Indian pension fund says it won’t lend money to private companies

Indian pension fund says it won’t lend money to private companies
  • Spooked by rising debt defaults, the Employee Provident Fund Organisation has decided to play it safe.
  • Not just to private companies, the pension fund has decided to turn cautious even while buying bonds of government companies.
  • EPFO also decided to exercise its early redemption options and cut down exposure to the debt-ridden DHFL.
  • The recent crisis in non-banking financial companies, sparked by the collapse of IL&FS, has led to an acute credit crunch in the Indian economy.

The credit crunch in the Indian economy is getting more acute by every passing day. The latest to join the list of risk-averse financial institutions, spooked by the spike in unpaid loans, is the country’s pension fund.

The Employees Provident Fund Organisation (EPFO) which is managed by the ministry of labour and employment, today made a landmark decision to stay away from lending to private sector companies. It has decided to turn cautious while lending to state-owned companies as well.

“The Central Board of Trustees (CBT) approved the decision to withhold any further investment in Private Sector Companies Bonds and to compulsorily consider one of the two required ratings necessarily from CRISIL, CARE, ICRA and India Ratings for investments in public sector undertakings’ bonds category,” said a press release on the discussions held today.


This will be a heavy blow to the company as it invests as much as 20-45% of its incremental funds in debt instruments. And the assets of the organization that manages the pensions of hundreds of millions of Indians is at massive ₹8 lakh crore.
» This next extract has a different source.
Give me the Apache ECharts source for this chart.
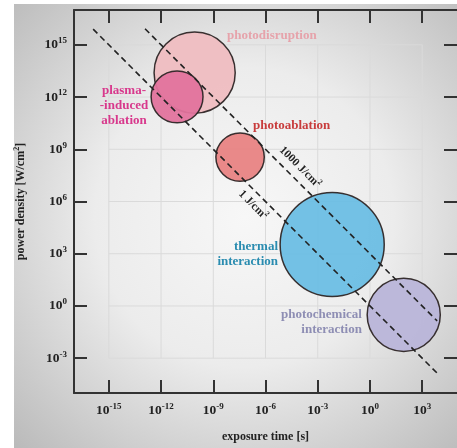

This is another big setback for the market sentiment which is already saddled by a slew of bad news about the economy. Sensex tumbled by 581 points today (August 22).

Twice bitten

This decision probably came after its exposure to the non-banking financial companies like IL&FS which defaulted on payments.

Though it officially never declared how much it is owed to by the scam-ridden IL&FS, the exposure is estimated at ₹570 crore, as per reports citing sources.

While the direct exposure to infrastructure lending giant would be just 0.1% of EPFO’s total investments, the decision to abstain from making fresh loans to corporates may be triggered by the wave of defaults triggered by the collapse of IL&FS.

EPFO has exposure to yet another shadow bank DHFL, which is one of the many companies that crumbled under the IL&FS debacle. In today’s meeting, the pension fund decided to exercise its early redemption options to cut down exposure to the housing finance company which is saddling heavy debt.


In 2015, the government had announced that the pension fund would invest more and make the most of the ‘world’s fastest growing economy’ tag. The Finance Minister Arun Jaitley had then said in the Budget that EPFO would invest 5% of its funds into equity and equity related schemes.

However, as things turned for the worse in the last three years, EPFO joined the list of lenders and investors who prefer keeping cash safe in the banks instead of lending to risky companies. The resulting credit crunch further hamstrung an already sluggish economy.